▸ Problem description
Your task is to retype the lines from the opening of the material through the line that includes "plt.rcParams['font.family'] = ['Liberation". Do not copy the pictures.

▸ Given information
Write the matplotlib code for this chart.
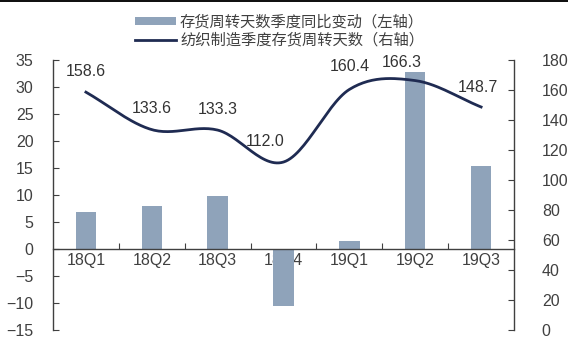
import numpy as np
import matplotlib
matplotlib.use("Agg")
import matplotlib.pyplot as plt
from matplotlib.lines import Line2D
from matplotlib.patches import Patch

plt.rcParams['font.family'] = ['Liberation Sans', 'Noto Sans CJK SC', 'DejaVu Sans']

quarters = ["18Q1", "18Q2", "18Q3", "18Q4", "19Q1", "19Q2", "19Q3"]
yoy_change = [6.9, 8.0, 9.9, -10.6, 1.5, 32.7, 15.4]          # left axis, bars
turnover_days = [158.6, 133.6, 133.3, 112.0, 160.4, 166.3, 148.7]  # right axis, line

bar_label = "存货周转天数季度同比变动（左轴）"
line_label = "纺织制造季度存货周转天数（右轴）"

bar_color = "#8FA3BA"
line_color = "#1F2B52"
axis_color = "#404040"
text_color = "#404040"


def smooth_curve(x, y, n=30):
    """Catmull-Rom spline through the points (smoothed line style)."""
    x = np.asarray(x, float)
    y = np.asarray(y, float)
    px = np.concatenate([[2 * x[0] - x[1]], x, [2 * x[-1] - x[-2]]])
    py = np.concatenate([[2 * y[0] - y[1]], y, [2 * y[-1] - y[-2]]])
    xs, ys = [], []
    t = np.linspace(0, 1, n)
    for i in range(1, len(px) - 2):
        for p, out in ((px, xs), (py, ys)):
            p0, p1, p2, p3 = p[i - 1], p[i], p[i + 1], p[i + 2]
            seg = 0.5 * ((2 * p1) + (-p0 + p2) * t
                         + (2 * p0 - 5 * p1 + 4 * p2 - p3) * t ** 2
                         + (-p0 + 3 * p1 - 3 * p2 + p3) * t ** 3)
            out.extend(seg if i == 1 else seg[1:])
    return np.array(xs), np.array(ys)


fig = plt.figure(figsize=(5.68, 3.4), dpi=100)
ax = fig.add_axes([0.0933, 0.0294, 0.8117, 0.794])
x = np.arange(len(quarters))

ax.bar(x, yoy_change, width=0.31, color=bar_color, zorder=2)
ax.set_xlim(-0.5, len(quarters) - 0.5)
ax.set_ylim(-15, 35)
ax.set_yticks(np.arange(-15, 36, 5))

ax.spines['top'].set_visible(False)
ax.spines['right'].set_visible(False)
ax.spines['bottom'].set_position(('data', 0))
for s in ('left', 'bottom'):
    ax.spines[s].set_color(axis_color)
    ax.spines[s].set_linewidth(1.0)

# category ticks sit between groups; labels sit under the zero line
ax.set_xticks(np.arange(0.5, len(quarters) - 0.5, 1.0))
ax.set_xticklabels([])
ax.tick_params(axis='x', direction='in', length=4, color=axis_color)
for xi, q in zip(x, quarters):
    ax.text(xi, -2.2, q, ha='center', va='center', fontsize=11.5,
            color=text_color, zorder=1)

ax.tick_params(axis='y', direction='in', length=4, color=axis_color,
               labelsize=11.5, labelcolor=text_color, pad=14)

ax2 = ax.twinx()
ax2.set_ylim(0, 180)
ax2.set_yticks(np.arange(0, 181, 20))
for s in ('top', 'left', 'bottom'):
    ax2.spines[s].set_visible(False)
ax2.spines['right'].set_color(axis_color)
ax2.spines['right'].set_linewidth(1.0)
ax2.tick_params(axis='y', direction='in', length=4, color=axis_color,
                labelsize=11.5, labelcolor=text_color, pad=20)

sx, sy = smooth_curve(x, turnover_days)
ax2.plot(sx, sy, color=line_color, lw=2.0, zorder=3)

label_offsets = [(0, 14), (0, 14), (0, 14), (-0.28, 14), (0, 15), (-0.2, 12), (-0.05, 13)]
for xi, v, (dx, dy) in zip(x, turnover_days, label_offsets):
    ax2.text(xi + dx, v + dy, f"{v:.1f}", ha='center', va='center',
             fontsize=11.5, color="#333333", zorder=4)

handles = [Patch(facecolor=bar_color, edgecolor='none'),
           Line2D([0], [0], color=line_color, lw=2.0)]
fig.legend(handles, [bar_label, line_label], loc='upper center',
           bbox_to_anchor=(0.492, 1.0), frameon=False, ncol=1,
           handlelength=2.7, handleheight=0.4,
           handletextpad=0.25, labelspacing=0.05, labelcolor=text_color,
           prop={'family': ['Noto Sans CJK SC', 'DejaVu Sans'], 'size': 11})

# thin dark band along the top edge
fig.add_artist(plt.Rectangle((0, 0.993), 1, 0.007, transform=fig.transFigure,
                             color='#111111', lw=0))

fig.savefig("out.png", dpi=100)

▸ Output for this exercise
Write the matplotlib code for this chart.
import numpy as np
import matplotlib
matplotlib.use("Agg")
import matplotlib.pyplot as plt
from matplotlib.lines import Line2D
from matplotlib.patches import Patch

plt.rcParams['font.family'] = ['Liberation Sans', 'Noto Sans CJK SC', 'DejaVu Sans']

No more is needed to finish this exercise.